Fawzi Younis Qaddafi, no relation to the former dictator, is commander of the Benghazi SSC, and said he was not told that the ambassador was at the residence beforehand or when a frightened diplomat called to say it was under attack.
The attack
Witnesses agree that the attack on the compound began shortly after 21:30 on 11 September.
Attackers massed at the twin front gates, along a narrow unmade road, and by the twin rear gates, which leads onto the main highway. There were many spectators, as the rear gates are across the street from the fashionable Venezia restaurant. If there was a protest, as Washington at first claimed, then it was by the attackers themselves.
Grenades were thrown over the front wall. Shortly afterwards, an unarmed Libyan consulate guard opened one of the back gates. The group of eight to twelve gunmen standing there shouted at him to get back inside. Shortly afterwards they opened fire at the gate, which has 22 bullet holes. Another five bullet holes show fire being returned from inside.
Seven or eight Americans in the compound bundled themselves into an armoured jeep which drove out, sustaining fire, and made it to the annex, an accommodation compound a mile away by road. Left behind in the villa was ambassador Stevens who had locked himself in the Safe Room.
The biggest mystery for anyone touring the compound is the absence of battle damage. The buildings are charred, along with three embassy pickup trucks, from arson, but there are few bullet strikes. If the attackers entered before the staff had fled, it seems there was no exchange of fire.

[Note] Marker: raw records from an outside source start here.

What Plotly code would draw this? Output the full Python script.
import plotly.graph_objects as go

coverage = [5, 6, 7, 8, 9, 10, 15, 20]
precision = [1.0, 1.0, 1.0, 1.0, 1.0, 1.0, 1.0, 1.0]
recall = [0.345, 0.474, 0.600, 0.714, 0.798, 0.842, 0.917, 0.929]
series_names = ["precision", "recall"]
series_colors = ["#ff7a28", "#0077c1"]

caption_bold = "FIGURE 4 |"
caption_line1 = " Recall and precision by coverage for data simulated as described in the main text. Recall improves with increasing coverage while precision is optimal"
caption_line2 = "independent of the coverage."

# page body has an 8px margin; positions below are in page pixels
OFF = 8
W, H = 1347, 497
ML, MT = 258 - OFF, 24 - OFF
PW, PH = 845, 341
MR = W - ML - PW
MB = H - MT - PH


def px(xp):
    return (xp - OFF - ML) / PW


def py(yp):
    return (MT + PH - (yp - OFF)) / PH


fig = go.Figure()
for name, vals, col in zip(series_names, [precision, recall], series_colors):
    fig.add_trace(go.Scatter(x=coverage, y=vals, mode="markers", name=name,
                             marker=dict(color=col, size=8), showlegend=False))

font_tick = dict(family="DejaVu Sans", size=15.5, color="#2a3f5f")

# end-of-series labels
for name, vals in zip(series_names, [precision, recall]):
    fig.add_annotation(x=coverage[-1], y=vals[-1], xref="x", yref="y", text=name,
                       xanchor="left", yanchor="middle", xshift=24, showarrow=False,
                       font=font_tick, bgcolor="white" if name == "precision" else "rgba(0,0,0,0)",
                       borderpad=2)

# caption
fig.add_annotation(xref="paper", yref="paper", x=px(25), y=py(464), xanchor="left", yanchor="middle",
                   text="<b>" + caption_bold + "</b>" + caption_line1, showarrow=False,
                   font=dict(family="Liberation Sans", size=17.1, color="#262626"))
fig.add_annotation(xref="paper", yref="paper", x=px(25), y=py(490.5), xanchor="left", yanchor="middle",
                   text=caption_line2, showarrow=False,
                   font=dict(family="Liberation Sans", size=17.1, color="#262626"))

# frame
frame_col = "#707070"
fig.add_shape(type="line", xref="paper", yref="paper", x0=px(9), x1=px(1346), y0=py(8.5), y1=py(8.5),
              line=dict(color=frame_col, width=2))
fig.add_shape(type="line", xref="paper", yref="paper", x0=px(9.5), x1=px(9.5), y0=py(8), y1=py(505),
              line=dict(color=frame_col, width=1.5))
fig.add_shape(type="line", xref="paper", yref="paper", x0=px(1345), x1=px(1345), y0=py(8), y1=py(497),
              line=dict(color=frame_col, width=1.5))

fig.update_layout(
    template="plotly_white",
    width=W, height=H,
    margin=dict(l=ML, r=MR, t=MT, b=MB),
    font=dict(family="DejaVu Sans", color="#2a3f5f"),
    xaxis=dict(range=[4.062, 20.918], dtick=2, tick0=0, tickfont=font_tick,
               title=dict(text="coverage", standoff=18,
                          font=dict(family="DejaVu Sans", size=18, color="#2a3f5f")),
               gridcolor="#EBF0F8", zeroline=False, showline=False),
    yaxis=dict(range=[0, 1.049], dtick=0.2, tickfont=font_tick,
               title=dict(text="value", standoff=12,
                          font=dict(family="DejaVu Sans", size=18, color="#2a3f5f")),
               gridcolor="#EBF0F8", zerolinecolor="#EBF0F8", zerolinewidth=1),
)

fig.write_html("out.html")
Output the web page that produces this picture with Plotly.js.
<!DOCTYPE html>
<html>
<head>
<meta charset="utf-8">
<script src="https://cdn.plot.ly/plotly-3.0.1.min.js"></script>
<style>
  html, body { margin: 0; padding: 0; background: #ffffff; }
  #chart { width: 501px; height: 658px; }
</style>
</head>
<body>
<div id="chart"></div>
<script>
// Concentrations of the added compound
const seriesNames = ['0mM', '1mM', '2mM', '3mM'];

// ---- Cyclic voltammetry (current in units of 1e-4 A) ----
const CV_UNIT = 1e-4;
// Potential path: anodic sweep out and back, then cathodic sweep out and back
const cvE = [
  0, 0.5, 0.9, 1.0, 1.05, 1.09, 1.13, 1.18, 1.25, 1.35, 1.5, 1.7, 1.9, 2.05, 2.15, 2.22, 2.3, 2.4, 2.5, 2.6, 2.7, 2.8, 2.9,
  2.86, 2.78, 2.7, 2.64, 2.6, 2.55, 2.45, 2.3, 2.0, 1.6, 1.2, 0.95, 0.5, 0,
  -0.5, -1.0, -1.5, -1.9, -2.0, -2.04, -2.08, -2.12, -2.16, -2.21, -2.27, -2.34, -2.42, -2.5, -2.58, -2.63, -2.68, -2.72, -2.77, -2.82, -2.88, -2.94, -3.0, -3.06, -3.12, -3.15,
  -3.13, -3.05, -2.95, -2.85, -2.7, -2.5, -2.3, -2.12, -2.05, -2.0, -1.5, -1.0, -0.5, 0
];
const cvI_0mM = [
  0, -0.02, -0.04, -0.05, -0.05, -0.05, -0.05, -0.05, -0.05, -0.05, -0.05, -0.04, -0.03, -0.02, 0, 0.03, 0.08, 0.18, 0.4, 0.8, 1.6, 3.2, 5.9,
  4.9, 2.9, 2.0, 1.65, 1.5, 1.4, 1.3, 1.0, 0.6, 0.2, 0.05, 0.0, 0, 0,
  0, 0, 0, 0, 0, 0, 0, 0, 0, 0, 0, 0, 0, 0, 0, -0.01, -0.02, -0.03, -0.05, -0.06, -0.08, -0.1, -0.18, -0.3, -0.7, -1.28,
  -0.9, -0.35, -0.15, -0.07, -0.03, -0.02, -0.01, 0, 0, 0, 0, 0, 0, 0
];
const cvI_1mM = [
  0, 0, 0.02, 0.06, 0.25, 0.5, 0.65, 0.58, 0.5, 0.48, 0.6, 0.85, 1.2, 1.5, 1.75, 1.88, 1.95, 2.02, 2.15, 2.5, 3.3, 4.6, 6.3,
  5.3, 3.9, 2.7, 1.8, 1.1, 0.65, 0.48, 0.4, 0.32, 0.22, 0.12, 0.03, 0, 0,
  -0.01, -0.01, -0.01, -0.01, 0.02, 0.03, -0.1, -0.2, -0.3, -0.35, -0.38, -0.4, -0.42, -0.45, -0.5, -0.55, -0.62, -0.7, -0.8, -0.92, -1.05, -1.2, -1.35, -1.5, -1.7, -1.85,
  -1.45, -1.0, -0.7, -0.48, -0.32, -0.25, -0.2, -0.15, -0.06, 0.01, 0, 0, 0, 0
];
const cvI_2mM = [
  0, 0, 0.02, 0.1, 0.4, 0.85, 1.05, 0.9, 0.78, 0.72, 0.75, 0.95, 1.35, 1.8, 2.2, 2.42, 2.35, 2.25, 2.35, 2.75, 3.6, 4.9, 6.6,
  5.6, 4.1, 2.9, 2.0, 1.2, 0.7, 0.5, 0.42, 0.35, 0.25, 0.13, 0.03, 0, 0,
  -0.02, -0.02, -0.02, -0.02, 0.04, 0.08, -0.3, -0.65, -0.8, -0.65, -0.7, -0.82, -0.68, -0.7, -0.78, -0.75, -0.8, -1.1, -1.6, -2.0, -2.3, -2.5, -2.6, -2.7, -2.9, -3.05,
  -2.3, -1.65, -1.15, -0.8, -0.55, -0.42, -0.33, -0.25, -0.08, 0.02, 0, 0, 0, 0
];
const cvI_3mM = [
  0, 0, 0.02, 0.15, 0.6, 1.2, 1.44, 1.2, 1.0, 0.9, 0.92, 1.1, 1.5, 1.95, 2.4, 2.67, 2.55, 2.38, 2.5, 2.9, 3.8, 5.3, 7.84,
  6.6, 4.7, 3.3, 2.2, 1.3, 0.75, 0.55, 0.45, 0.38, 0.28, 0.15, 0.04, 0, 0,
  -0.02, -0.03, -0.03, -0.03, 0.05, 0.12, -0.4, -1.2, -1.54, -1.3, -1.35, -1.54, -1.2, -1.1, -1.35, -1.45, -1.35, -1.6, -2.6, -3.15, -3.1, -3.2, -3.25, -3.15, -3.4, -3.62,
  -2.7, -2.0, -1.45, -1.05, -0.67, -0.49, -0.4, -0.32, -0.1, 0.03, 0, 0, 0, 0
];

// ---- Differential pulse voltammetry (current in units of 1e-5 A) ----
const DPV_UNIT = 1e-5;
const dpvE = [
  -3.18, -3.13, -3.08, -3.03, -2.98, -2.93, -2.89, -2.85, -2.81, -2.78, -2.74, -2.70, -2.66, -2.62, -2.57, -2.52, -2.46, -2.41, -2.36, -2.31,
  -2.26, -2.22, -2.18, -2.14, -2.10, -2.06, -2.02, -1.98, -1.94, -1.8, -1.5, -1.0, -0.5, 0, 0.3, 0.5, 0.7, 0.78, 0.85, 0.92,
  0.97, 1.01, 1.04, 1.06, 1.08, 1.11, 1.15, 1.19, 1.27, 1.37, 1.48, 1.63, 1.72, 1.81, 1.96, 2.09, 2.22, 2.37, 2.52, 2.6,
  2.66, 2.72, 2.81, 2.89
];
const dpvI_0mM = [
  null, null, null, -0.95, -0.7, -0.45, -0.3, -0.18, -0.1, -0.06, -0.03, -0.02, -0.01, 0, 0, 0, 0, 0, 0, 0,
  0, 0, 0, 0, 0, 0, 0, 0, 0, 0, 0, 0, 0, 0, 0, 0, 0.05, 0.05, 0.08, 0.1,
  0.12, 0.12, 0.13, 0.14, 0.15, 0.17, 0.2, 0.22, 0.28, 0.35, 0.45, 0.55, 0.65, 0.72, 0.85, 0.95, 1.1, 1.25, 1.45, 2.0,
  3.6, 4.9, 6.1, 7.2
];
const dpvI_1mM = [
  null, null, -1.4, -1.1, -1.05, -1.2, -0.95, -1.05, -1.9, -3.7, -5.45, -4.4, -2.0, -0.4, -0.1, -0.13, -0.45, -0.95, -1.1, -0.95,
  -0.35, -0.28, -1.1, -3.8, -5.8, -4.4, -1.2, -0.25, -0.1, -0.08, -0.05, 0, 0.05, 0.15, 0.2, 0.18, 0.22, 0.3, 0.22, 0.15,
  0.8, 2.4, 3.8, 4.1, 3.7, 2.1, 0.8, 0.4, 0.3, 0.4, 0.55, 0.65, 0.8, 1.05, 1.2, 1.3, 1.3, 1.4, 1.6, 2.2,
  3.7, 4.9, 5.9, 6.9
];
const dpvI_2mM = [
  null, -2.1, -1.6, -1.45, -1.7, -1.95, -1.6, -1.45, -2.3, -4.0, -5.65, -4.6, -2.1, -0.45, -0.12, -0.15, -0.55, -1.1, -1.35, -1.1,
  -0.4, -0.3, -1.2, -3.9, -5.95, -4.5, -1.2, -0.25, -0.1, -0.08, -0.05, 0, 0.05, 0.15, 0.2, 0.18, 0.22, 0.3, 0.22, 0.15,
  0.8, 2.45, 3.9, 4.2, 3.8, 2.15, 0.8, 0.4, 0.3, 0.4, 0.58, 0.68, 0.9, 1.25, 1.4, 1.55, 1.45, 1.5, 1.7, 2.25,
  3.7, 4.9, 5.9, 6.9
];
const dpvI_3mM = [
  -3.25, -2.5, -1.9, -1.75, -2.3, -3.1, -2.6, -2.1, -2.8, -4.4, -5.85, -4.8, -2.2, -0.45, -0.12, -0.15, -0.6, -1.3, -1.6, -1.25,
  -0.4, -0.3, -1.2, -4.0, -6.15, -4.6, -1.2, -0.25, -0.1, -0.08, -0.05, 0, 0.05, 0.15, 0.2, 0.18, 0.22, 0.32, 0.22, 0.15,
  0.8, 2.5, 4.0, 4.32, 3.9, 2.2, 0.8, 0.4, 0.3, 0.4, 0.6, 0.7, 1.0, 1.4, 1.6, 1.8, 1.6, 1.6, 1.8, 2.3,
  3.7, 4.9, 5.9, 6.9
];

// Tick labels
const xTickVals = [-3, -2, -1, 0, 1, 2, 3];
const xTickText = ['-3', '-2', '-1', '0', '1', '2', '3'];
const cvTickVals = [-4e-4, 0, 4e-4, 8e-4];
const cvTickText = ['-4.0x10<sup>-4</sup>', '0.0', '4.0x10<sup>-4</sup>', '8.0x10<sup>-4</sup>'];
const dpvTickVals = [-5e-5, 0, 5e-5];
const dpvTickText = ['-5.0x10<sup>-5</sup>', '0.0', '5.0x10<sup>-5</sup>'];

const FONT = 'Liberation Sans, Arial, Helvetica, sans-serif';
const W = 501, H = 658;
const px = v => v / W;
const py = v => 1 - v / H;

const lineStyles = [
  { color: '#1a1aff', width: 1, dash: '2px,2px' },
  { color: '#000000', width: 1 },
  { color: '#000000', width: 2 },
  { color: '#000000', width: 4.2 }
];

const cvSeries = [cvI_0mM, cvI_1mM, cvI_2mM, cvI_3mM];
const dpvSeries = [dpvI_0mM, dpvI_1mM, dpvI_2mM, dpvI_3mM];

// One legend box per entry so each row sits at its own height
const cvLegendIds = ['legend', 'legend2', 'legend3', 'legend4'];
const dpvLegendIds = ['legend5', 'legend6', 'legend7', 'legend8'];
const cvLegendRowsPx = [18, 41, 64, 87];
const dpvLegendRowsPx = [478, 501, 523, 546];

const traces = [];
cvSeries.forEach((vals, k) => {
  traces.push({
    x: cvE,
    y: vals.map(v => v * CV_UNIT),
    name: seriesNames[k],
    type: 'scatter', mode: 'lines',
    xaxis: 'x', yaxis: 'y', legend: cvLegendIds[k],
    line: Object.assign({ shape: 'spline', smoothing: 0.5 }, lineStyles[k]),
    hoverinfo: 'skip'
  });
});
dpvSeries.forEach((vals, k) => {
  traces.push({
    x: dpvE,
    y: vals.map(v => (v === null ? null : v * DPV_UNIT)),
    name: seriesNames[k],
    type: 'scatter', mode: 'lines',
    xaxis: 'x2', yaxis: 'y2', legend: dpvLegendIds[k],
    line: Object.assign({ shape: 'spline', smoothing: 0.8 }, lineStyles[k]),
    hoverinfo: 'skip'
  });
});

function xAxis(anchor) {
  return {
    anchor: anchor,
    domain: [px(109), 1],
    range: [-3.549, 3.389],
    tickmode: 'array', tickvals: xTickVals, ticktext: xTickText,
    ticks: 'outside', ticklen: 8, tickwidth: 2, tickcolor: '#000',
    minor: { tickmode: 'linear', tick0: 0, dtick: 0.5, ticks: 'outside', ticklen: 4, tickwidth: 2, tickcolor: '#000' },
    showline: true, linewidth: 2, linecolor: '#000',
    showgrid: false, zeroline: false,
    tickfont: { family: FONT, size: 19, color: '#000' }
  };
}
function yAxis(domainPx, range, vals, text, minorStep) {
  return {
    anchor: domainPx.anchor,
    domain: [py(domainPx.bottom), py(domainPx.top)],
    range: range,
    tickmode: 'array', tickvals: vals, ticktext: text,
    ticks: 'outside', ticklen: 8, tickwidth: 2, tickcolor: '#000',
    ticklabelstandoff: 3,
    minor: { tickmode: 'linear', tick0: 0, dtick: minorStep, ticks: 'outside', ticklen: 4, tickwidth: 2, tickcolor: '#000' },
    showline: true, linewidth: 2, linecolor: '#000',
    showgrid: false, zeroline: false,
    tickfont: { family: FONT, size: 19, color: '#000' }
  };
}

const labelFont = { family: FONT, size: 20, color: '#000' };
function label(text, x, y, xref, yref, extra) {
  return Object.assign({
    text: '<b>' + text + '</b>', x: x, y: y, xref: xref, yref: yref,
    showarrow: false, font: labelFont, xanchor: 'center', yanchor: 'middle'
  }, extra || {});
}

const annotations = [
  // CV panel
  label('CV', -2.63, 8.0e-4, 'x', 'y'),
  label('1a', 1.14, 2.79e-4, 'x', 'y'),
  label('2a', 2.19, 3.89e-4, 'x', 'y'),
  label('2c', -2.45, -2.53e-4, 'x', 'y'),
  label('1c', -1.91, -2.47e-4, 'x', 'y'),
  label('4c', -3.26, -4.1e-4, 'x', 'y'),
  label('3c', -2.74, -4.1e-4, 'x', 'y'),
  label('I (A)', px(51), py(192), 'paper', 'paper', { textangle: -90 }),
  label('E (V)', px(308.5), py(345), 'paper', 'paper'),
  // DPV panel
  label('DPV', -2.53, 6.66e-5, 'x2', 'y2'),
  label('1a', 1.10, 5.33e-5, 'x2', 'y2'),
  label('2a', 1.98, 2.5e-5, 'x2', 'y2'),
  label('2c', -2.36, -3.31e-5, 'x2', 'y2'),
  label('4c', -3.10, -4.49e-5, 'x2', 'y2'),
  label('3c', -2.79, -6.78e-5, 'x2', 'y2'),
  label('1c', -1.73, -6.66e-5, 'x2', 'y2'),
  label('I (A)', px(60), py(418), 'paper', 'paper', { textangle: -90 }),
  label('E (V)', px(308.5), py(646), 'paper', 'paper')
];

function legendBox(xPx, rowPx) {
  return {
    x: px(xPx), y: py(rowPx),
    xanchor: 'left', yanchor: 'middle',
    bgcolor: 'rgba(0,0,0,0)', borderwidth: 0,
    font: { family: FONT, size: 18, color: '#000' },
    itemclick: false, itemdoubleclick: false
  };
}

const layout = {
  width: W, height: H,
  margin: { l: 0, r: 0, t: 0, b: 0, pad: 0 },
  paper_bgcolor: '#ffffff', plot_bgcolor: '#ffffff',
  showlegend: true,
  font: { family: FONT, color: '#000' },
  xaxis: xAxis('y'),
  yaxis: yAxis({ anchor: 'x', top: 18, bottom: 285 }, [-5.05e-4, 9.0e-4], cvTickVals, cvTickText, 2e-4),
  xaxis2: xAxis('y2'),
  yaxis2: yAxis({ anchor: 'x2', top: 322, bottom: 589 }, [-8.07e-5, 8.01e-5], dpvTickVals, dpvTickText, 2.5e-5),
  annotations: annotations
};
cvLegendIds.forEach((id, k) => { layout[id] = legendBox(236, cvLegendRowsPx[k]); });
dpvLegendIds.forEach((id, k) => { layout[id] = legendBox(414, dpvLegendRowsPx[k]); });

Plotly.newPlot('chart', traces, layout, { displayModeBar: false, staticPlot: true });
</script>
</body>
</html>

A rocket propelled grenade was fired at the double doors of the villa, missing and striking the lintel above. Apparently the shock was enough to force open the doors. But it is unclear if an attempt was made to break into the Safe Room, or if the attackers even knew it was there.
Younis Qaddaffi said his units turned up at the villa but insists he was not told that the ambassador was missing. By then large crowds of the curious had turned up and he decided to leave the scene.
It was those crowds that found Ambassador Stevens, either dead or dying from smoke inhalation, shortly after midnight. Benghazi Medical Centre records him arriving, dead, by private car along with an injured guard around 01:00.
By this time a team of eight U.S. officials, some armed, had been despatched by helicopter from Tripoli. They arrived at 01:30. and went to the annex building.
Then, sometime in the early hours, mortar rounds slammed into the roof of the annex, killing two former navy Seals, Tyrone Woods and Glen Doherty.
According to the two landlords, the annex was not, as some reports claim, a Safe House, being neither secure nor secret. It was where most of Benghazi’s US diplomats lived.
Also killed that night from smoke inhalation was Sean Smith, a foreign service information officer, though again the circumstances of his death have yet to be fully explained.